A slightly revised comment. Bolded words have been added to reduce confusion...
It occurs to me that some people might be sceptical of my statement that solar power satellites (SPSs) could satisfy Earth's total energy needs many times over. Here's a quickie calculation that proves the possibility -- in principle. In practice of course, we would scale it way down, at least at first.
Imagine a band of solar panels completely encircling the Earth in geosynchronous orbit. The band is 10 km wide. This is a mind-bogglingly enormous structure of course. But we're just doing a back-of-the-envelope design, so bear with me.
The surface area of this band is easy to compute:
A = 2 * pi * r * w
where A is the surface area, pi is the mathematical constant, r is the radius, and w is the width of the band. Geosynchronous altitude is roughly 42,000 km from the center of the earth, so r = 42,000,000 m. Our imaginary band is 10 km wide, so w = 10,000 m.
Hence A = 2 * pi * 42e6 m * 10e3 m = 2.6e12 m^2.
Solar irradiance on Earth is roughly 1400 W/m^2. But our cheap solar panels (manufactured on the Moon) might have only 15% efficiency. Plus not all parts of the band will be facing the Sun squarely at the same time; however, both sides of each panel would have the ability to catch whatever sunlight is shining on it. As a rough guess, we need to cut the average efficency in half again. So the power would be
P = (2.6e12 m^2) * (1400 W/m^2) * 0.15 * (1/2) = 277 terawatts.
Currently Earth is consuming 18 terawatts; this includes every source of energy like coal, oil, etc. So our orbiting solar power band would be producing 15 times more power than all of Earth is presently using.
We won't need this much power, not at first. So let's scale it down: let's cut the continuous band into 10 km x 10 km squares, and space them 60 km apart along the circumference of GEO. So only 1/7 of GEO's circumference would be occupied by solar panels. This scaled-down system would produce merely twice as much power as all of Earth is using now.

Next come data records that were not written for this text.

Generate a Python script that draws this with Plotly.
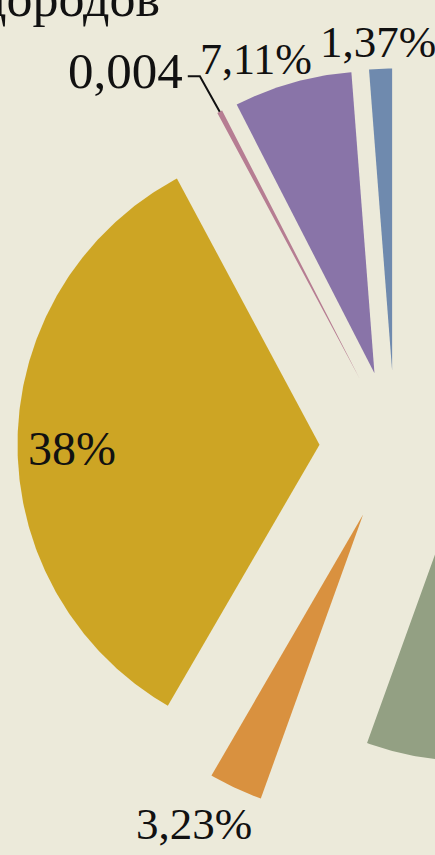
import numpy as np
import plotly.graph_objects as go

# ---- data ----
categories = ["Сегмент 1", "Сегмент 2", "Сегмент 3", "Сегмент 4", "Сегмент 5", "Сегмент 6"]
values = [1.37, 7.11, 0.32, 38.0, 3.23, 62.4]
label_text = ["1,37%", "7,11%", "0,004", "38%", "3,23%", ""]
title_text = "Доля углеводородов"

# ---- style ----
colors = ["#6F8AAE", "#8974A8", "#B67D92", "#CDA524", "#D9913F", "#93A083"]
bg = "#ECEADA"
explode = 0.25
label_r = [1.09, 1.11, 1.28, 0.82, 1.17, 1.1]
label_dtheta = [0.3, 5.0, 9.6, 1.8, -3.7, 0.0]
label_size = [45, 44, 51, 48, 45, 40]
font_family = "Liberation Serif, DejaVu Serif, serif"

total = float(sum(values))
cum = np.concatenate([[0.0], np.cumsum(values)]) / total * 360.0


def unit(a_deg):
    a = np.deg2rad(a_deg)
    return np.array([-np.sin(a), np.cos(a)])


fig = go.Figure()
annotations = []
for i, (cat, v) in enumerate(zip(categories, values)):
    a0, a1 = cum[i], cum[i + 1]
    mid = 0.5 * (a0 + a1)
    apex = explode * unit(mid)
    angs = np.linspace(a0, a1, max(8, int((a1 - a0) * 2)))
    arc = np.array([apex + unit(a) for a in angs])
    xs = np.concatenate([[apex[0]], arc[:, 0], [apex[0]]])
    ys = np.concatenate([[apex[1]], arc[:, 1], [apex[1]]])
    fig.add_trace(go.Scatter(
        x=xs, y=ys, mode="lines", fill="toself",
        fillcolor=colors[i], line=dict(width=0, color=colors[i]),
        name=cat, hoverinfo="name", showlegend=False))
    if label_text[i]:
        pos = apex + label_r[i] * unit(mid + label_dtheta[i])
        annotations.append(dict(
            x=pos[0], y=pos[1], xref="x", yref="y", text=label_text[i],
            showarrow=False, xanchor="center", yanchor="middle",
            font=dict(family=font_family, size=label_size[i], color="#111111")))
        if label_text[i] == "0,004":
            outer = apex + 1.0 * unit(mid)
            end = pos + np.array([0.205, -0.016])
            elbow = end + np.array([0.04, 0.0])
            fig.add_trace(go.Scatter(
                x=[outer[0], elbow[0], end[0]], y=[outer[1], elbow[1], end[1]],
                mode="lines", line=dict(color="#111111", width=2),
                hoverinfo="skip", showlegend=False))

annotations.append(dict(
    x=162 / 435, y=1 - 29 / 855, xref="paper", yref="paper",
    text=title_text, showarrow=False, xanchor="right", yanchor="bottom",
    font=dict(family=font_family, size=52, color="#111111")))

fig.update_layout(
    width=435, height=855,
    margin=dict(l=0, r=0, t=0, b=0),
    paper_bgcolor=bg, plot_bgcolor=bg,
    xaxis=dict(range=[-395 / 302, 40 / 302], visible=False, fixedrange=True),
    yaxis=dict(range=[-(855 - 446) / 302, 446 / 302], visible=False, fixedrange=True),
    annotations=annotations,
    showlegend=False,
)

fig.write_html(
    "out.html",
    config={"displayModeBar": False},
    post_script="document.body.style.margin='0';document.body.style.background='" + bg + "';",
)
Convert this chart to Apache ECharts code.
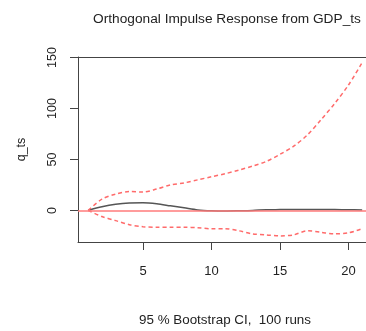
<!DOCTYPE html>
<html>
<head>
<meta charset="utf-8">
<script src="https://cdn.jsdelivr.net/npm/echarts@6/dist/echarts.min.js"></script>
<style>
  html, body { margin: 0; padding: 0; background: #fff; }
  #chart { width: 366px; height: 331px; }
</style>
</head>
<body>
<div id="chart"></div>
<script>
// Horizon steps and the three traces
const steps = [1, 2, 3, 4, 5, 6, 7, 8, 9, 10, 11, 12, 13, 14, 15, 16, 17, 18, 19, 20, 21];
const irf = [0, 3.5, 6, 7.3, 7.5, 6.5, 4.5, 2.5, 0.5, -0.3, -0.5, -0.3, 0, 0.6, 0.8, 1, 1, 1, 0.8, 0.6, 0.5];
const upper = [0, 11, 16, 18.5, 18, 21, 25, 27, 30, 33, 36, 39.5, 43.5, 48, 55, 63, 74, 89, 105, 123, 145];
const lower = [0, -6, -10, -14, -16, -16.5, -16.5, -16.5, -17, -18, -18, -20, -23, -24, -25, -24, -20, -21.5, -23, -22, -18];
const xTicks = [5, 10, 15, 20];
const yTicks = [0, 50, 100, 150];

const pairs = arr => steps.map((s, i) => [s, arr[i]]);

const chart = echarts.init(document.getElementById('chart'));
const font = 'Liberation Sans, Arial, sans-serif';
const boxColor = '#444';
const dashed = {
  type: 'line',
  symbol: 'none',
  smooth: 0.3,
  lineStyle: { color: '#ff6b6b', width: 1.5, type: [4, 3] },
  silent: true,
  z: 3
};

// plot region runs past the right edge of the picture, as in the reference
const xMin = 0.255, xMax = 21.28;

chart.setOption({
  animation: false,
  title: [
    {
      text: 'Orthogonal Impulse Response from GDP_ts',
      left: 222, top: 7, textAlign: 'center',
      textStyle: { fontFamily: font, fontSize: 13.7, fontWeight: 'normal', color: '#222' }
    },
    {
      text: '95 % Bootstrap CI,  100 runs',
      left: 220, top: 309, textAlign: 'center',
      textStyle: { fontFamily: font, fontSize: 13.4, fontWeight: 'normal', color: '#222' }
    }
  ],
  grid: { left: 78, top: 57, right: 0, height: 185 },
  xAxis: [
    {
      type: 'value', min: xMin, max: xMax, position: 'bottom',
      axisLine: { show: true, onZero: false, lineStyle: { color: boxColor } },
      splitLine: { show: false },
      axisTick: { show: true, inside: false, length: 8, customValues: xTicks, lineStyle: { color: boxColor } },
      axisLabel: { customValues: xTicks, margin: 23, fontFamily: font, fontSize: 13, color: '#222' }
    },
    {
      type: 'value', min: xMin, max: xMax, position: 'top',
      axisLine: { show: true, onZero: false, lineStyle: { color: boxColor } },
      splitLine: { show: false },
      axisTick: { show: false },
      axisLabel: { show: false }
    }
  ],
  yAxis: {
    type: 'value', min: -31, max: 150.5,
    name: 'q_ts', nameLocation: 'middle', nameGap: 50, nameRotate: 90,
    nameTextStyle: { fontFamily: font, fontSize: 12.5, color: '#222' },
    axisLine: { show: true, onZero: false, lineStyle: { color: boxColor } },
    splitLine: { show: false },
    axisTick: { show: true, inside: false, length: 8, customValues: yTicks, lineStyle: { color: boxColor } },
    axisLabel: { customValues: yTicks, rotate: 90, margin: 19, fontFamily: font, fontSize: 12.5, color: '#222' }
  },
  series: [
    {
      name: 'q_ts',
      type: 'line',
      symbol: 'none',
      smooth: 0.3,
      data: pairs(irf),
      lineStyle: { color: '#555', width: 1.5 },
      z: 2,
      markLine: {
        silent: true, symbol: 'none', label: { show: false },
        lineStyle: { color: '#ff7b7b', width: 1.5, type: 'solid' },
        data: [{ yAxis: 0 }]
      }
    },
    Object.assign({ name: 'Upper', data: pairs(upper) }, dashed),
    Object.assign({ name: 'Lower', data: pairs(lower) }, dashed)
  ]
});
</script>
</body>
</html>
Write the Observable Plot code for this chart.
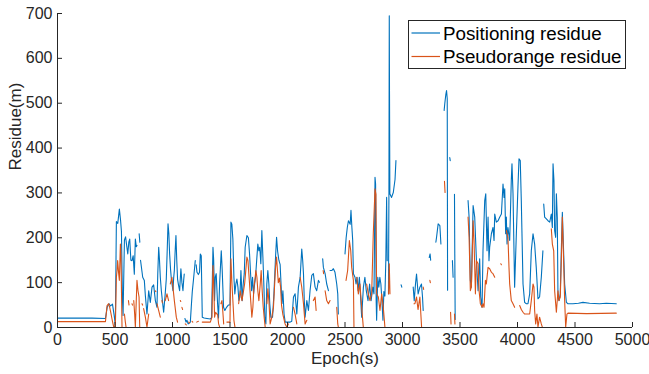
<!DOCTYPE html>
<html>
<head>
<meta charset="utf-8">
<script src="https://cdn.jsdelivr.net/npm/d3@7"></script>
<script src="https://cdn.jsdelivr.net/npm/@observablehq/plot@0.6"></script>
<style>
  body { margin: 0; background: #fff; }
</style>
</head>
<body>
<div id="chart"></div>
<script>
// [epoch (s), residue (m)]; null marks a gap in the recorded series
const positioningResidue = [
[0,21],[100,21],[200,21],[300,21],[417,20],[432,45],[448,53],[462,48],[478,52],[492,28],[503,6],[512,236],[524,232],[538,264],[548,240],[556,214],[565,60],[570,27],[582,195],[592,202],[600,186],[611,164],[620,190],[628,197],[638,150],[648,149],[658,160],[668,119],[677,197],[685,180],[691,183],[697,null],[710,209],[716,190],[719,null],[722,150],[741,112],[755,105],[764,71],[778,30],[793,82],[807,56],[822,90],[836,95],[851,60],[865,45],[872,120],[880,179],[887,150],[894,112],[903,82],[912,60],[923,34],[935,70],[946,108],[955,180],[961,231],[968,210],[975,164],[983,130],[990,108],[1004,82],[1010,110],[1016,127],[1023,170],[1030,205],[1037,150],[1044,108],[1052,95],[1062,82],[1068,110],[1073,131],[1082,100],[1091,82],[1097,105],[1102,119],[1105,null],[1108,20],[1118,12],[1126,16],[1136,8],[1146,10],[1155,12],[1163,45],[1172,80],[1183,108],[1190,127],[1198,149],[1202,null],[1206,140],[1213,123],[1225,118],[1235,123],[1242,164],[1250,160],[1259,23],[1275,21],[1300,20],[1329,19],[1340,22],[1352,179],[1358,150],[1366,60],[1372,112],[1380,120],[1392,53],[1400,21],[1410,100],[1424,171],[1432,130],[1444,45],[1455,38],[1470,45],[1485,50],[1500,50],[1508,235],[1516,230],[1525,197],[1534,112],[1542,75],[1551,97],[1560,108],[1569,90],[1577,60],[1586,68],[1595,127],[1606,60],[1615,97],[1624,120],[1632,179],[1647,205],[1660,200],[1670,164],[1679,120],[1688,82],[1696,112],[1705,75],[1714,97],[1722,112],[1734,157],[1742,186],[1751,171],[1759,179],[1768,142],[1777,216],[1786,157],[1795,90],[1803,23],[1812,8],[1820,97],[1829,127],[1838,97],[1846,53],[1855,23],[1870,23],[1882,75],[1896,157],[1905,201],[1914,170],[1925,150],[1936,140],[1945,90],[1952,53],[1960,82],[1970,30],[1980,12],[1994,12],[2008,12],[2023,12],[2037,14],[2052,68],[2066,75],[2081,30],[2095,90],[2110,112],[2124,175],[2132,150],[2139,120],[2146,60],[2153,23],[2168,60],[2182,38],[2196,82],[2211,116],[2225,120],[2240,90],[2254,82],[2269,105],[2278,101],[2290,null],[2306,153],[2312,134],[2327,120],[2341,97],[2356,82],[2363,null],[2370,127],[2385,127],[2399,131],[2413,123],[2428,97],[2437,75],[2442,30],[2470,null],[2500,164],[2510,200],[2520,223],[2530,238],[2545,230],[2552,261],[2560,223],[2567,194],[2573,120],[2587,112],[2596,97],[2605,112],[2614,82],[2625,112],[2634,75],[2645,23],[2660,90],[2673,112],[2685,82],[2700,60],[2714,97],[2727,60],[2742,90],[2752,75],[2757,200],[2761,335],[2766,320],[2771,60],[2775,16],[2785,112],[2794,90],[2803,112],[2812,97],[2821,60],[2830,16],[2838,80],[2847,70],[2855,150],[2862,290],[2867,149],[2872,null],[2878,75],[2882,300],[2885,695],[2887,520],[2890,298],[2905,290],[2920,301],[2935,330],[2943,372],[2960,null],[2988,95],[2994,90],[3000,null],[3093,90],[3102,60],[3113,97],[3122,119],[3136,75],[3151,90],[3165,97],[3174,68],[3180,38],[3200,null],[3232,156],[3240,164],[3245,150],[3260,null],[3290,190],[3296,201],[3310,231],[3325,227],[3334,186],[3345,null],[3362,484],[3368,500],[3377,520],[3383,528],[3389,510],[3392,83],[3400,null],[3411,379],[3415,372],[3420,null],[3434,149],[3440,112],[3445,null],[3452,297],[3455,150],[3458,18],[3500,null],[3570,283],[3579,246],[3590,105],[3599,90],[3614,272],[3628,246],[3643,149],[3657,82],[3671,153],[3680,68],[3692,45],[3700,171],[3715,283],[3724,298],[3735,171],[3744,246],[3752,149],[3758,179],[3773,209],[3787,223],[3796,194],[3802,253],[3816,235],[3831,238],[3845,246],[3860,253],[3874,320],[3883,290],[3889,309],[3897,209],[3903,246],[3909,186],[3917,223],[3932,194],[3946,327],[3952,365],[3961,298],[3975,90],[3990,209],[4004,313],[4013,376],[4024,372],[4033,283],[4048,97],[4062,56],[4077,53],[4091,53],[4106,75],[4120,171],[4135,209],[4149,186],[4163,134],[4178,64],[4192,68],[4207,112],[4221,171],[4224,null],[4228,275],[4236,246],[4251,242],[4265,238],[4280,235],[4294,253],[4303,223],[4309,365],[4317,327],[4323,216],[4332,201],[4338,298],[4346,246],[4352,68],[4361,60],[4372,75],[4381,171],[4390,257],[4396,209],[4410,97],[4425,56],[4439,53],[4482,53],[4530,54],[4569,56],[4627,54],[4714,53],[4772,54],[4859,53]
];

const pseudorangeResidue = [
[0,13],[200,13],[417,13],[431,49],[445,53],[454,45],[466,30],[477,15],[489,1],[503,1],[512,112],[518,127],[523,149],[532,120],[538,105],[547,186],[552,157],[561,1],[570,null],[582,30],[590,12],[596,1],[600,null],[617,60],[622,50],[626,null],[648,53],[652,50],[656,null],[663,60],[671,30],[677,1],[691,105],[700,82],[709,68],[715,1],[720,null],[735,53],[740,50],[744,null],[749,42],[764,23],[778,1],[793,30],[798,null],[850,82],[855,80],[858,null],[865,53],[894,23],[898,null],[908,60],[912,55],[916,null],[937,60],[952,75],[966,60],[972,null],[981,97],[995,112],[1004,90],[1016,60],[1033,23],[1044,12],[1050,null],[1068,60],[1072,58],[1076,null],[1082,45],[1088,40],[1092,null],[1111,8],[1120,6],[1125,null],[1140,12],[1150,10],[1155,null],[1170,14],[1176,12],[1180,null],[1210,12],[1225,14],[1230,null],[1259,12],[1290,12],[1329,12],[1343,23],[1352,138],[1358,105],[1366,23],[1375,34],[1384,30],[1392,30],[1401,8],[1410,1],[1415,null],[1421,53],[1430,60],[1438,34],[1445,8],[1450,null],[1473,12],[1500,12],[1502,60],[1508,153],[1517,97],[1525,60],[1534,16],[1543,1],[1550,null],[1575,53],[1589,82],[1604,60],[1618,82],[1627,97],[1635,120],[1647,157],[1656,149],[1664,120],[1676,75],[1690,23],[1699,45],[1708,90],[1716,105],[1725,127],[1734,112],[1742,82],[1751,60],[1763,97],[1771,127],[1780,82],[1789,45],[1797,23],[1806,1],[1812,null],[1821,53],[1829,86],[1838,60],[1849,8],[1864,23],[1878,45],[1887,90],[1896,134],[1905,157],[1912,130],[1920,100],[1930,110],[1940,90],[1948,50],[1959,30],[1979,8],[1994,1],[2008,8],[2015,null],[2052,45],[2066,30],[2081,8],[2090,null],[2110,112],[2124,90],[2139,53],[2153,8],[2168,16],[2175,null],[2225,60],[2240,68],[2249,38],[2255,null],[2310,127],[2314,120],[2318,null],[2327,82],[2341,60],[2356,53],[2370,60],[2380,null],[2428,45],[2437,8],[2442,1],[2450,null],[2509,105],[2523,127],[2538,194],[2550,171],[2558,134],[2573,105],[2578,1],[2590,null],[2602,112],[2616,75],[2630,97],[2645,45],[2659,1],[2670,null],[2688,97],[2703,75],[2717,60],[2732,75],[2746,209],[2761,309],[2769,297],[2775,75],[2790,68],[2804,38],[2819,75],[2833,45],[2847,1],[2860,null],[2879,75],[2885,142],[2891,75],[2900,null],[3100,53],[3108,53],[3122,68],[3135,40],[3151,68],[3166,1],[3172,null],[3180,90],[3184,85],[3190,null],[3238,105],[3242,100],[3250,null],[3365,326],[3370,301],[3375,null],[3418,34],[3422,8],[3428,null],[3452,30],[3456,8],[3460,null],[3570,246],[3579,201],[3590,82],[3599,90],[3614,238],[3622,194],[3634,75],[3643,149],[3657,142],[3666,82],[3677,53],[3692,45],[3700,53],[3709,45],[3721,105],[3729,97],[3744,134],[3758,131],[3773,123],[3787,120],[3802,112],[3810,null],[3855,142],[3860,140],[3865,null],[3903,216],[3917,201],[3926,134],[3932,97],[3946,60],[3961,53],[3975,45],[3985,null],[4019,49],[4033,40],[4048,34],[4062,30],[4106,30],[4120,60],[4135,97],[4143,90],[4149,38],[4158,8],[4169,30],[4178,1],[4192,23],[4207,8],[4216,1],[4221,null],[4294,220],[4303,186],[4315,171],[4323,82],[4338,34],[4352,82],[4361,60],[4372,68],[4381,149],[4390,246],[4401,149],[4410,60],[4419,1],[4430,30],[4439,32],[4600,31],[4859,32]
];

const seriesNames = ["Positioning residue", "Pseudorange residue"];
const seriesColors = ["#0072BD", "#D95319"];
const xTicks = [0, 500, 1000, 1500, 2000, 2500, 3000, 3500, 4000, 4500, 5000];
const yTicks = [0, 100, 200, 300, 400, 500, 600, 700];
const xLabel = "Epoch(s)";
const yLabel = "Residue(m)";

const axisColor = "#262626";
const font = "'Liberation Sans', Arial, Helvetica, sans-serif";

const chart = Plot.plot({
  width: 649,
  height: 374,
  marginLeft: 57,
  marginRight: 17,
  marginTop: 13,
  marginBottom: 47,
  style: { fontFamily: font, fontSize: "16px", color: axisColor, background: "#fff", overflow: "visible" },
  x: { domain: [0, 5000], ticks: xTicks, tickSize: 0, tickPadding: 6, tickFormat: d3.format("d"), label: null },
  y: { domain: [0, 700], ticks: yTicks, tickSize: 0, tickPadding: 5, tickFormat: d3.format("d"), label: null },
  marks: [
    Plot.line(positioningResidue, { x: d => d[0], y: d => d[1], stroke: seriesColors[0], strokeWidth: 1.1, clip: true }),
    Plot.line(pseudorangeResidue, { x: d => d[0], y: d => d[1], stroke: seriesColors[1], strokeWidth: 1.1, clip: true }),
    Plot.ruleX([0], { x: d => d, stroke: axisColor, strokeWidth: 1 }),
    Plot.ruleY([0], { y: d => d, stroke: axisColor, strokeWidth: 1 }),
    Plot.tickX(xTicks, { x: d => d, insetTop: 309, stroke: axisColor }),
    Plot.tickY(yTicks, { y: d => d, insetRight: 570, stroke: axisColor }),
    Plot.text([xLabel], { text: d => d, frameAnchor: "bottom", dy: 36, fontSize: 17, fill: axisColor }),
    Plot.text([yLabel], { text: d => d, frameAnchor: "left", dx: -42, rotate: -90, fontSize: 17, fill: axisColor })
  ]
});

document.getElementById("chart").appendChild(chart);

// Legend box inside the axes (top-right), as in the reference
const svg = d3.select(chart);
const lg = svg.append("g")
  .attr("font-family", font)
  .attr("font-size", 18.8)
  .attr("text-anchor", "start");
lg.append("rect")
  .attr("x", 408.5).attr("y", 20.5).attr("width", 217).attr("height", 48)
  .attr("fill", "#fff").attr("stroke", axisColor).attr("stroke-width", 1);
seriesNames.forEach((name, i) => {
  const yy = 33 + i * 23.5;
  lg.append("line")
    .attr("x1", 411.5).attr("x2", 440).attr("y1", yy).attr("y2", yy)
    .attr("stroke", seriesColors[i]).attr("stroke-width", 1.2);
  lg.append("text")
    .attr("x", 443).attr("y", yy).attr("dy", "0.35em")
    .attr("text-anchor", "start")
    .attr("fill", "#000").text(name);
});
</script>
</body>
</html>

How many satellites would be necessary? This is easy too: the circumference of GEO divided by 10 km + 60 km = 70 km, or
2 * pi * (42,000 km) / (70 km) = 3800 satellites
This seems feasible.
A single orbiting 10 km x 10 km solar farm seems massive; wouldn't it block our view of the stars? No, not at all. At geosynchronous altitide (35,000 km), a farm 10 km wide would subtend
arctan(10/35000) = 0.016 degrees
As seen from Earth, the full Moon is half a degree wide. From the surface of the Earth, each solar farm would seem less than 1/60 as wide as the full Moon; if you looked up at night, these farms would form a dotted line of tiny shining pinpoints from horizon to horizon. The glare could upset some astronomers, but by the time we can build the SPSs, my hope is that the forefront of astronomy will have moved to giant telescopes in space, beyond the Moon (or on it).